Der Gemeinderat Seeg möchte endlich Klarheit haben. Seit der Verhaftung des Bürgermeisters der Ostallgäuer Gemeinde Anfang des Jahres „ist alles so nebulös. Keiner weiß, gibt es eine Amtsenthebung und wenn ja, wann können wir wie weitermachen“, sagt der Zweite Bürgermeister Lorenz Schnatterer. Um diesen Zustand zu ändern, entschied sich der Gemeinderat in einer Sitzung jetzt einstimmig dafür, den noch amtierenden Bürgermeister in einem Brief um seinen Rücktritt zu bitten. Das Schreiben soll noch diese Woche an die JVA rausgehen, in der das Gemeindeoberhaupt seit Monaten in Untersuchungshaft sitzt.
Bürgermeister aus Seeg soll Corona-Hilfen erschlichen haben
Dem Bürgermeister und dem früheren Leiter des Seeger Caritasheims wird vorgeworfen, sich durch Scheinrechnungen zu Unrecht Corona-Hilfen in Millionenhöhe erschlichen zu haben. Beide sitzen seit ihrer Verhaftung im Januar in U-Haft. Dem Bürgermeister könnte zu einer strafrechtlichen Verurteilung auch eine Amtsenthebung drohen. Als hauptamtlicher Gemeindechef ist er ein gewählter Beamter. Verstößt ein Staatsdiener gegen Gesetze oder Normen, kann ein Disziplinarverfahren eingeleitet werden. Zuständige Behörde dafür ist im Fall Seeg das Landratsamt Ostallgäu. Dieses aber hat die Befugnisse für ein Disziplinarverfahren wegen der schwere der Vorwürfe an die Landesanwaltschaft nach München übertragen.

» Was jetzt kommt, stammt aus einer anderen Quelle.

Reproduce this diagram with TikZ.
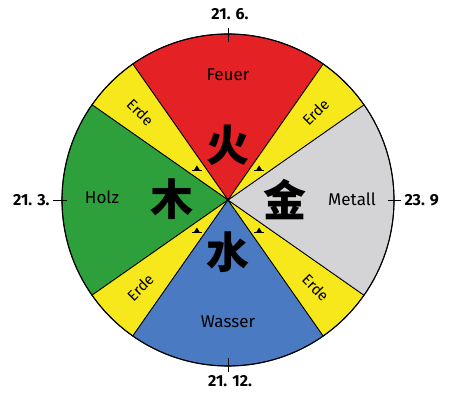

In den Fall sind viele Behörden involviert, sagt Schnatterer. Und man wisse nicht, wie lange eine Entscheidung noch auf sich warten lässt beziehungsweise, wie diese dann ausfällt. Die Gemeindeverwaltung läuft derweil in einer Art Notbetrieb. Schnatterer selbst ist drei Tage die Woche in seinem Beruf als Key Account Manager eines großen Unternehmens tätig. Zwei Tage ist er Bürgermeister. Das aber reiche für eine große Gemeinde wie Seeg nicht aus.
Was würde ein Rücktritt des Bürgermeisters in Seeg bewirken?
Durch einen offiziellen Rücktritt Berktolds wäre es der Gemeinde möglich, Neuwahlen anzusetzen und nach Kandidaten für das Bürgermeisteramt zu suchen. „Damit könnten wir wieder zukunftsfähig planen“, sagt Schnatterer. Den Brief haben alle Seeger Gemeinderäte unterschrieben.
Robert Chasklowicz, der Anwalt des Bürgermeisters, wird nach eigenen Angaben voraussichtlich kommende Woche mit seinem Mandanten über die Bitte der Seeger Räte sprechen. Was er ihm dann raten wird, könne er noch nicht sagen. Was die Ermittlungen der Staatsanwaltschaft Nürnberg angeht, seien diese mittlerweile weitgehend, aber noch nicht vollständig abgeschlossen.